Acht Frauen begaben sich 1986 unter der Leitung eines tibetanischen Lamas auf dreijährige Buddha-Fahrt, darunter eine Professorin, eine Popsängerin und eine Chefsekretärin. Warum, wieso und weshalb das Ganze, versuchen Mona, Lisa und Petra Gerster herauszukriegen.

(ZDF, 18.10 Uhr)

RUTSCHKYS JAHRBUCH (1)

Der Jahreswechsel naht, der Regierungswechsel leider nicht, aber es wird langsam Zeit, Bilanz zu ziehen. Einen sehr subjektiven Rückblick auf das beinahe abgelaufene Jahr verspricht Michael Rutschkys Montage aus zeitgeschichtlichem Material, die Nord 3 als „historisches Essay“ annonciert.(Nord 3, 19.15 Uhr)

HANUSSEN

Im Mai 1932 schrieb ein Pseudonymling, vermutlich Herausgeber Straßer selbst, in der NS-Gazette 'Die schwarze Front‘ über einen Auftritt des Hellsehers Hanussen folgende Kritik: „Das Maiprogramm der ,Scala‘ hat sich mit Hanussen eine Sensation gesichert, die weit über den Rahmen eines üblichen Varietéprogramms hinausging. Das nicht nur der Form, sondern vor allem dem Inhalt nach. Es ist gewiß augenblicklich Modesache, daß Hellsehen, Asttrologie, Chiromantie usw. so hoch im Kurs stehen, aber dem in großen Zusammenhängen denkenden Betrachter scheint all das doch mehr als nur bloßer Zufall. Gerade wir konservativen Revolutionäre haben ein Empfinden dafür, daß in allen diesen Erscheinungen — so unvollkommen, so chaotisch, so problematisch sie im einzelnen sein mögen — sich doch jene neue Epoche der Innerlichkeit kündet, jene Herrschaft der Seele, die an Stelle der Herrschaft des Geistes tritt wie sie die liberale Aera ausfüllte.
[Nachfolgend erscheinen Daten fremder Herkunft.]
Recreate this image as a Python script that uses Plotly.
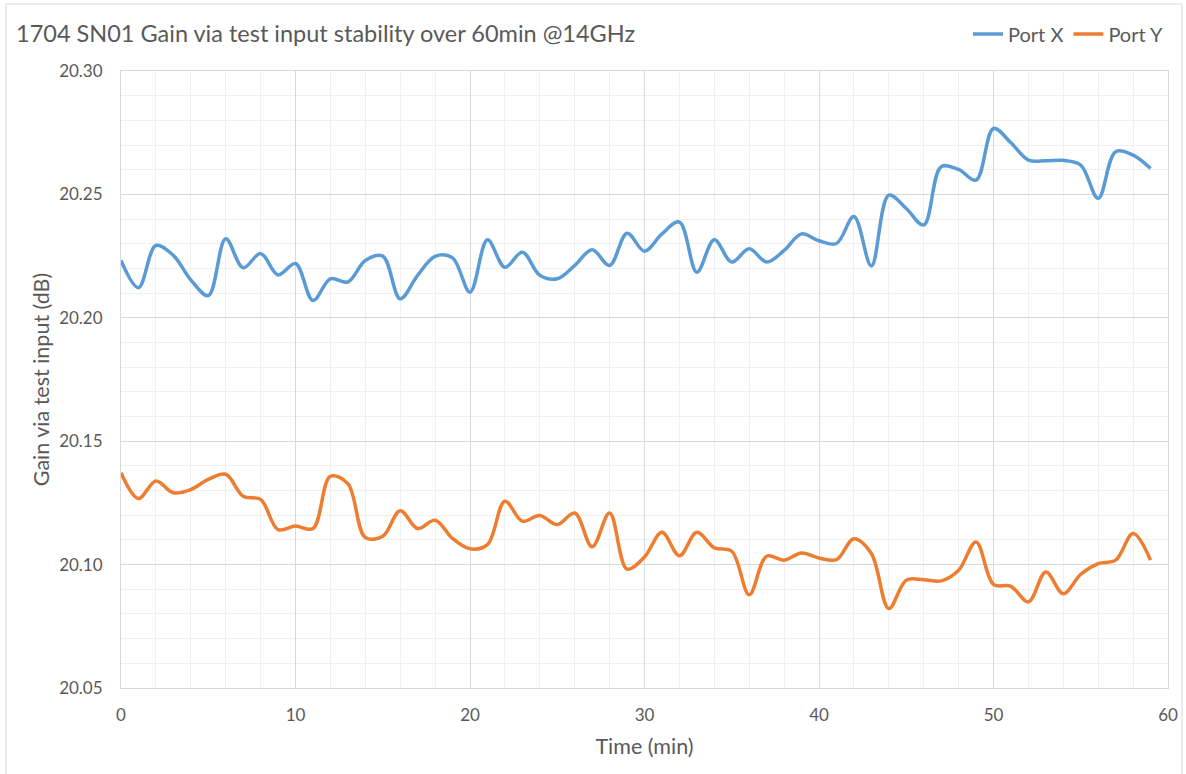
import plotly.graph_objects as go

# Time axis (minutes) and measured gain for each port
time_min = list(range(60))

port_x = [
    20.2232, 20.2122, 20.2293, 20.2253, 20.2154, 20.2090, 20.2320, 20.2203, 20.2260, 20.2174,
    20.2220, 20.2070, 20.2158, 20.2145, 20.2232, 20.2250, 20.2077, 20.2172, 20.2249, 20.2243,
    20.2104, 20.2316, 20.2205, 20.2266, 20.2172, 20.2158, 20.2212, 20.2276, 20.2212, 20.2343,
    20.2270, 20.2340, 20.2388, 20.2185, 20.2316, 20.2226, 20.2280, 20.2226, 20.2273, 20.2340,
    20.2312, 20.2301, 20.2410, 20.2210, 20.2497, 20.2443, 20.2376, 20.2612, 20.2601, 20.2558,
    20.2767, 20.2709, 20.2639, 20.2636, 20.2638, 20.2619, 20.2484, 20.2673, 20.2659, 20.2605,
]

port_y = [
    20.1372, 20.1268, 20.1339, 20.1291, 20.1304, 20.1345, 20.1366, 20.1277, 20.1264, 20.1142,
    20.1156, 20.1146, 20.1358, 20.1328, 20.1110, 20.1115, 20.1218, 20.1146, 20.1180, 20.1106,
    20.1064, 20.1081, 20.1257, 20.1176, 20.1199, 20.1162, 20.1209, 20.1072, 20.1209, 20.0982,
    20.1031, 20.1131, 20.1036, 20.1131, 20.1068, 20.1054, 20.0878, 20.1034, 20.1018, 20.1047,
    20.1027, 20.1020, 20.1105, 20.1045, 20.0822, 20.0937, 20.0939, 20.0934, 20.0977, 20.1092,
    20.0920, 20.0912, 20.0849, 20.0970, 20.0882, 20.0961, 20.1004, 20.1018, 20.1126, 20.1018,
]

series = [("Port X", port_x, "#5B9BD5"), ("Port Y", port_y, "#ED7D31")]

FONT = "Lato"
TEXT = "#595959"

fig = go.Figure()
for name, vals, color in series:
    fig.add_trace(go.Scatter(
        x=time_min, y=vals, name=name, mode="lines",
        line=dict(color=color, width=3.5, shape="spline", smoothing=1.0),
    ))

fig.update_layout(
    width=1186, height=774,
    margin=dict(l=121, r=18, t=71, b=86, autoexpand=False),
    paper_bgcolor="white", plot_bgcolor="white",
    font=dict(family=FONT, size=17, color=TEXT),
    title=dict(
        text="1704 SN01 Gain via test input stability over 60min @14GHz",
        x=16 / 1186, xanchor="left", y=1 - 34 / 774, yanchor="middle",
        font=dict(family=FONT, size=23.5, color=TEXT),
    ),
    legend=dict(
        orientation="h", xanchor="right", x=1.0, yanchor="middle", y=1.06,
        font=dict(family=FONT, size=20, color=TEXT), bgcolor="rgba(0,0,0,0)",
        itemwidth=30, tracegroupgap=0,
    ),
    showlegend=True,
)

fig.update_xaxes(
    range=[0, 60], dtick=10, tick0=0,
    showgrid=True, gridcolor="#D9D9D9", gridwidth=1,
    minor=dict(dtick=2, showgrid=True, gridcolor="#F0F0F0", gridwidth=1),
    zeroline=False, showline=True, linecolor="#D9D9D9", mirror=True,
    ticks="", ticklabelstandoff=12,
    tickfont=dict(family=FONT, size=17, color=TEXT),
    title=dict(text="Time (min)", font=dict(family=FONT, size=21.5, color=TEXT), standoff=14),
)

fig.update_yaxes(
    range=[20.05, 20.30], dtick=0.05, tick0=20.05, tickformat=".2f",
    showgrid=True, gridcolor="#D9D9D9", gridwidth=1,
    minor=dict(dtick=0.01, showgrid=True, gridcolor="#F0F0F0", gridwidth=1),
    zeroline=False, showline=True, linecolor="#D9D9D9", mirror=True,
    ticks="", ticklabelstandoff=14,
    tickfont=dict(family=FONT, size=17, color=TEXT),
    title=dict(text="Gain via test input (dB)", font=dict(family=FONT, size=21.5, color=TEXT), standoff=3),
)

# Light frame around the whole chart
fig.add_shape(
    type="rect", xref="paper", yref="paper",
    x0=(6 - 121) / 1047, x1=(1182 - 121) / 1047,
    y0=(688 - 780) / 617, y1=(688 - 4) / 617,
    line=dict(color="#D9D9D9", width=1), fillcolor="rgba(0,0,0,0)", layer="below",
)

fig.write_html("out.html")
Es war geschickt und wirkungsvoll, daß Hanussen in seinen Einleitungs- und Schlußworten diesen allgemeinen Rahmen absteckte und seine speziellen Darbietungen in ihn einfügte. Er hob sie damit über die Zufälligkeit hinaus, die ihnen innerhalb dieses Rahmens zwangsläufig anhaften mußte; dennoch gebietet es die Chronistenpflicht, festzustellen, daß selbst in diesem Rahmen die Experimente fast restlos gelangen und eine noch geradezu verblüffende Leistung darstellten.“

„Neue Epoche der Innerlichkeit“, „Herrschaft der Seele“ und Zeitgenossen, die das Denken in großen Zusammenhängen für sich reklamieren — das klingt alles sehr vertraut und brandaktuell. Den verwirrten Seelen von der New-Age-Bewegung sollte, sofern sie den Verstand noch nicht restlos an der Garderobe abgegeben haben, zu denken geben, wessen Nachfolge sie da antreten, die eines Otto Straßer beispielsweise, der — bei Bedarf — lauthals die „Dreiheit Körper-Geist-Seele“ und anderen Unfug [„was die welt im innersten zusammenhält“, darüber läßt sich streiten — unfug ist wohl nicht die passende schublade dafür, d. s-in] propagierte. Walther Karsch warnte einst in der 'Weltbühne‘ mehrfach vor der gefährlichen „Überschätzung alles Innerlichen — gefährlich, weil die Mächtigen dieser Erde mit diesem Opium immer das beste Geschäft gemacht haben“. — So viel als Begleitmaterial zu Istvan Szabos Interpretation der mehr als dubiosen Gestalt des Scharlatans Eric Jan Hanussen.